Из книги Ильина я понял, что САСШ – очень большая и богатая страна, жившая по каким-то совершенно другим правилам, чем СССР. В САСШ было несколько неимоверно богатых толстых людей в черных костюмах и шляпах, а все остальные были шахтеры. Хотя ничего хорошего в этой стране не было, но СССР почему-то надо было эти самые САСШ догонять. Тут я чувствовал какую-то неувязку: почему их надо догонять, если они такие плохие? Между тем и в газетах, и по радио продолжали звучать всё те же призывы, что еще больше укрепляло мой полуосознанный скептицизм.
Мое недоумение вызвал еще один, на этот раз вполне конкретный факт, описанный в книге Ильина.

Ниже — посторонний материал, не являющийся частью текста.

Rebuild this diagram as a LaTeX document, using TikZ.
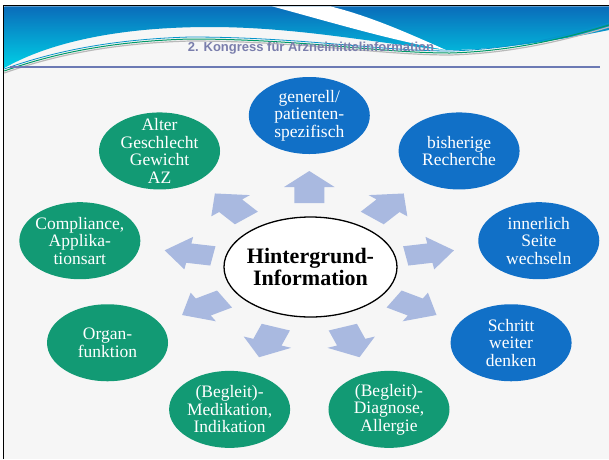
\documentclass[tikz,border=0pt]{standalone}
\usepackage{fontspec}
\setmainfont{Liberation Serif}
\newfontfamily\headfont{Liberation Sans}
\usetikzlibrary{shapes.geometric,positioning}

\definecolor{slidebg}{RGB}{246,246,246}
\definecolor{hdrdeep}{RGB}{10,108,186}
\definecolor{hdrcyan}{RGB}{0,208,230}
\definecolor{rulecol}{RGB}{108,122,180}
\definecolor{titlecol}{RGB}{122,126,172}
\definecolor{nodeblue}{RGB}{17,112,199}
\definecolor{nodegreen}{RGB}{18,154,116}
\definecolor{spokecol}{RGB}{169,185,224}

\tikzset{
  blob/.style={ellipse, minimum width=121pt, minimum height=77pt, inner sep=-8pt,
    align=center, text=white, font=\fontsize{17.5}{17.5}\selectfont},
  blueblob/.style={blob, fill=nodeblue},
  greenblob/.style={blob, fill=nodegreen},
  hub/.style={ellipse, draw=black, line width=1.3pt, fill=white, minimum width=173pt,
    minimum height=100pt, inner sep=-4pt, align=center,
    font=\bfseries\fontsize{22}{22}\selectfont},
  spoke/.style={fill=spokecol}
}

\begin{document}
\begin{tikzpicture}[x=1pt,y=-1pt]
  \def\cx{309.3}
  \def\cy{267}
  \def\ra{233}
  \def\rb{151.5}
  \def\sx{1.53}

  % Fixed bounding box
  \path[use as bounding box] (0,0) rectangle (609,459);

  % Slide background and frame
  \fill[slidebg] (4,6) rectangle (609,459);
  \draw[line width=1.6pt, black] (3.5,459) -- (3.5,5.5) -- (609,5.5);

  % Header wave
  \shade[top color=hdrdeep, bottom color=hdrcyan]
    (4.3,6.3) -- (609,6.3) -- (609,30)
    .. controls (560,40) and (500,50) .. (446,50)
    .. controls (380,44) and (300,27) .. (210,27)
    .. controls (120,27) and (50,42) .. (4.3,68) -- cycle;
  \fill[white] (272,6.3) .. controls (330,22) and (390,40) .. (446,50)
    .. controls (410,34) and (370,16) .. (330,6.3) -- cycle;
  \draw[gray!55, line width=1.2pt] (4.3,73) .. controls (60,53) and (120,43) .. (190,41)
    .. controls (300,41) and (380,55) .. (450,55) .. controls (520,53) and (575,37) .. (609,27);
  \draw[teal!80!green, line width=1pt] (4.3,71) .. controls (60,51) and (120,41) .. (190,39)
    .. controls (300,39) and (380,53) .. (450,53) .. controls (520,51) and (575,35) .. (609,25);
  \draw[hdrdeep!60!hdrcyan, line width=0.8pt] (4.3,69) .. controls (60,49) and (120,39) .. (190,37)
    .. controls (300,37) and (380,51) .. (450,51) .. controls (520,49) and (575,33) .. (609,23);

  % Title and rule
  \node[font=\headfont\bfseries\fontsize{13}{13}\selectfont, text=titlecol] (title)
    at (311,48.5) {2. Kongress für Arzneimittelinformation};
  \draw[rulecol, line width=2.6pt] (10,67) -- (600,67);

  % Block arrows pointing out from the hub
  \begin{scope}[shift={(\cx,\cy)}, xscale=\sx]
    \foreach \ang in {90,50,...,-230} {
      \fill[spoke, rotate=\ang] (64,-9.8) -- (80,-9.8) -- (80,-16.5) -- (96,0)
        -- (80,16.5) -- (80,9.8) -- (64,9.8) -- cycle;
    }
  \end{scope}

  % Hub
  \node[hub] (hub) at (310.5,\cy) {Hintergrund-\\Information};

  % Outer ring, blue half
  \node[blueblob] (generell) at ({\cx+\ra*cos(90)},{\cy-\rb*sin(90)})
    {generell/\\patienten-\\spezifisch};
  \node[blueblob] (recherche) at ({\cx+\ra*cos(50)},{\cy-\rb*sin(50)})
    {bisherige\\Recherche};
  \node[blueblob] (seite) at ({\cx+\ra*cos(10)},{\cy-\rb*sin(10)})
    {innerlich\\Seite\\wechseln};
  \node[blueblob] (schritt) at ({\cx+\ra*cos(-30)},{\cy-\rb*sin(-30)})
    {Schritt\\weiter\\denken};

  % Outer ring, green half
  \node[greenblob] (diagnose) at ({\cx+\ra*cos(-70)},{\cy-\rb*sin(-70)})
    {(Begleit)-\\Diagnose,\\Allergie};
  \node[greenblob] (medikation) at ({\cx+\ra*cos(-110)},{\cy-\rb*sin(-110)})
    {(Begleit)-\\Medikation,\\Indikation};
  \node[greenblob] (organ) at ({\cx+\ra*cos(-150)},{\cy-\rb*sin(-150)})
    {Organ-\\funktion};
  \node[greenblob] (compliance) at ({\cx+\ra*cos(170)},{\cy-\rb*sin(170)})
    {Compliance,\\Applika-\\tionsart};
  \node[greenblob] (alter) at ({\cx+\ra*cos(130)},{\cy-\rb*sin(130)})
    {Alter\\Geschlecht\\Gewicht\\AZ};

\end{tikzpicture}
\end{document}
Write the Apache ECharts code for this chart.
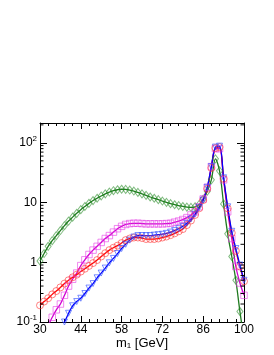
<!DOCTYPE html>
<html><head><meta charset="utf-8">
<script src="https://cdn.jsdelivr.net/npm/echarts@6/dist/echarts.min.js"></script>
<style>html,body{margin:0;padding:0;background:#fff}#c{width:274px;height:355px}</style>
</head><body><div id="c"></div>
<script>
const xTicks = [30, 44, 58, 72, 86, 100];
const yTickLabels = {'-1': '10{sup|-1}', '0': '1', '1': '10', '2': '10{sup|2}'};
const mass = [30,31.4,32.8,34.2,35.6,37,38.4,39.8,41.2,42.6,44,45.4,46.8,48.2,49.6,51,52.4,53.8,55.2,56.6,58,59.4,60.8,62.2,63.6,65,66.4,67.8,69.2,70.6,72,73.4,74.8,76.2,77.6,79,80.4,81.8,83.2,84.6,86,87.4,88.8,90.2,91.6,93,94.4,95.8,97.2,98.6,100];
const green = [1.05,1.4,1.85,2.3,2.8,3.4,4.1,4.9,5.7,6.6,7.6,8.6,9.7,10.8,11.8,12.9,14.0,15.0,15.8,16.4,16.7,16.6,16.2,15.6,14.8,14.0,13.2,12.4,11.8,11.2,10.6,10.1,9.6,9.2,8.9,8.6,8.4,8.3,8.5,9.3,11.5,15.5,24,54,34,9.5,3.0,1.25,0.5,0.15,0.05];
const magenta = [0.055,0.07,0.088,0.12,0.16,0.2,0.28,0.4,0.52,0.66,0.88,1.1,1.35,1.6,1.85,2.15,2.5,2.8,3.2,3.65,4.0,4.3,4.45,4.5,4.5,4.45,4.4,4.4,4.4,4.4,4.4,4.45,4.5,4.7,4.9,5.2,5.6,6.2,7.0,8.5,11.5,18,40,80,80,24,7,2.5,0.85,0.45,0.28];
const red = [0.19,0.22,0.25,0.29,0.33,0.38,0.44,0.5,0.56,0.62,0.7,0.78,0.87,0.97,1.09,1.25,1.42,1.6,1.75,1.9,2.1,2.35,2.5,2.6,2.6,2.55,2.45,2.45,2.45,2.5,2.6,2.7,2.85,3.05,3.3,3.6,4.2,5.0,6.2,8.0,11,17,38,82,85,25,8,3.1,1.55,0.85,0.48];
const blue = [0.03,0.04,0.05,0.06,0.07,0.085,0.1,0.14,0.187,0.22,0.25,0.3,0.37,0.44,0.55,0.66,0.8,0.98,1.16,1.4,1.7,2.0,2.35,2.65,2.8,2.8,2.8,2.8,2.85,2.9,2.95,3.05,3.2,3.4,3.65,4.0,4.5,5.3,6.4,8.2,11,18,40,85,88,26,8.5,3.3,1.7,0.9,0.5];
const yMinor = [0.2,0.3,0.4,0.5,0.6,0.7,0.8,0.9,2,3,4,5,6,7,8,9,20,30,40,50,60,70,80,90,200];

const YMIN = 0.1, YMAX = 215;
const chart = echarts.init(document.getElementById('c'), null, {renderer: 'canvas'});
const pairs = arr => mass.map((m, i) => [m, arr[i]]);
const FONT = 'Liberation Sans';

function lineSeries(arr, color) {
  return {type: 'line', data: pairs(arr), smooth: 0.35, symbol: 'none', z: 3,
    lineStyle: {color: color, width: 1.3}, silent: true, animation: false};
}
function markSeries(arr, color, symbol, size, rot) {
  return {type: 'scatter', data: pairs(arr), symbol: symbol, symbolSize: size, symbolRotate: rot || 0, z: 4,
    itemStyle: {color: 'rgba(0,0,0,0)', borderColor: color, borderWidth: 1}, silent: true, animation: false};
}
const yLabelFmt = v => {
  const l = Math.log10(v), e = Math.round(l);
  if (Math.abs(l - e) > 1e-6) return '';
  return yTickLabels[String(e)] || '';
};
const yAxisBase = {type: 'log', logBase: 10, min: YMIN, max: YMAX,
  axisLine: {show: true, lineStyle: {color: '#000', width: 1}},
  axisTick: {show: true, inside: true, length: 7, lineStyle: {color: '#000'}},
  splitLine: {show: false}, minorTick: {show: false}};
const xAxisBase = {type: 'value', min: 30, max: 100, interval: 14,
  axisLine: {show: true, onZero: false, lineStyle: {color: '#000', width: 1}},
  axisTick: {show: true, inside: true, length: 6, lineStyle: {color: '#000'}},
  minorTick: {show: true, splitNumber: 5, length: 3, lineStyle: {color: '#000'}},
  splitLine: {show: false}};

chart.setOption({
  animation: false,
  backgroundColor: '#fff',
  grid: {left: 40, right: 30, top: 123, bottom: 33, containLabel: false, outerBoundsMode: 'none'},
  xAxis: [
    Object.assign({}, xAxisBase, {position: 'bottom',
      name: 'm{sub|1} [GeV]', nameLocation: 'middle', nameGap: 14, nameMoveOverlap: false,
      nameTextStyle: {fontFamily: FONT, fontSize: 13, color: '#000',
        rich: {sub: {fontSize: 8, verticalAlign: 'bottom', padding: [6, 0, 0, 0], fontFamily: FONT}}},
      axisLabel: {show: true, fontFamily: FONT, fontSize: 12, color: '#000', margin: 2,
        formatter: v => xTicks.indexOf(v) >= 0 ? String(v) : ''}}),
    Object.assign({}, xAxisBase, {position: 'top', axisLabel: {show: false}})
  ],
  yAxis: [
    Object.assign({}, yAxisBase, {position: 'left',
      axisLabel: {show: true, fontFamily: FONT, fontSize: 12, color: '#000', margin: 3,
        formatter: yLabelFmt,
        rich: {sup: {fontSize: 8, verticalAlign: 'top', padding: [0, 0, 8, 0], fontFamily: FONT}}}}),
    Object.assign({}, yAxisBase, {position: 'right', axisLabel: {show: false}})
  ],
  series: [
    lineSeries(green, '#1f7a1f'),
    lineSeries(magenta, '#d000d0'),
    lineSeries(red, '#ff0000'),
    lineSeries(blue, '#0000ff'),
    markSeries(green, 'rgba(40,140,40,0.75)', 'diamond', [6, 8]),
    markSeries(magenta, 'rgba(230,60,230,0.75)', 'rect', 6.5),
    markSeries(red, 'rgba(255,60,60,0.8)', 'circle', 7),
    markSeries(blue, 'rgba(50,80,255,0.8)', 'triangle', 6, 180),
    {type: 'custom', silent: true, z: 5, clip: false,
      data: yMinor.map(v => [30, v]),
      renderItem: (params, api) => {
        const v = api.value(1);
        const pl = api.coord([30, v]);
        const pr = api.coord([100, v]);
        return {type: 'group', children: [
          {type: 'line', shape: {x1: pl[0], y1: pl[1], x2: pl[0] + 3.5, y2: pl[1]}, style: {stroke: '#000', lineWidth: 1}},
          {type: 'line', shape: {x1: pr[0], y1: pr[1], x2: pr[0] - 3.5, y2: pr[1]}, style: {stroke: '#000', lineWidth: 1}}
        ]};
      }}
  ]
});
</script></body></html>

Автор сообщал, что фермеры во время депрессии сливали молоко в реки, в то время как в городах Америки стояли очереди за молоком и хлебом. Это явление американской жизни я искренне осуждал.
Я вспоминал эти молочные реки много лет спустя, когда вырос и начал работать в биохимической лаборатории. Всем сотрудникам полагалось за вредность (работу с радиоактивными и ядовитыми веществами) пол-литра молока в день. Это молоко почти никто не пил. Его привозили в дырявых пакетах, оно сочилось на пол, заливало полки в холодильниках. Там молоко и скисало. Брать его домой было опасно – какой-нибудь пакет обязательно начинал течь посередине вагона метро, вызывая понятное возмущение пассажиров.
Как я узнал впоследствии, книга Ильина тут же была издана в США и в Англии, а потом неоднократно переиздавалась: для левых на Западе это был бесценный источник пропаганды. Кроме того, Запад восторгался конструктивистским дизайном книги, который в самом СССР вскоре оказался под запретом.